Et sixièmement, celui de la mise en place des mécanismes de financement.

Déjà, plusieurs projets sont en train d’être montés par le Conatel de concert avec ses partenaires de l’UIT, de la FCC. La CITEL articule une stratégie d’assistance. Nos voisins dominicains ont promis leur appui. Dès le 19 mars, la première station de radio municipale et le premier point WIFi public seront inaugurés à Fort-Liberté.

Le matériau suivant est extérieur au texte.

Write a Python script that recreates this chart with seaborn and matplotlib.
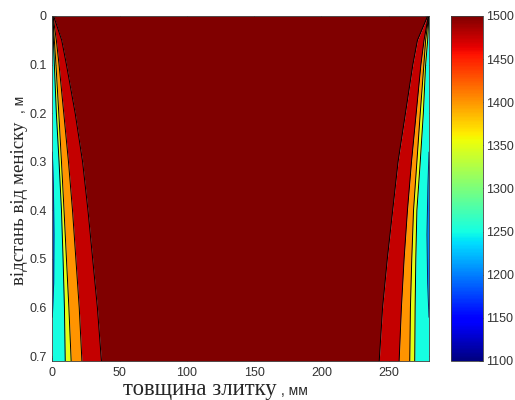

La tragédie du 12 janvier sera transformée en opportunité. Les Haïtiens en ont la détermination et savent exactement ce qu’ils veulent pour leur pays. Il est certain que plus rien ne pourra se faire pour nous, du moins au Conatel et pour le secteur des Telecommunications, comme avant le 12 janvier. Nous devons à nos morts un pays prospère qui joue pleinement son rôle aux cotes des autres nations dans l’édification d’une société juste équitable, capable de préserver l’humanité des affres de tragédies telles que celles vécues par les Haïtiens ou les Chiliens. Je vous invite à nous aider à construire cette nouvelle Haïti en tant que partenaires.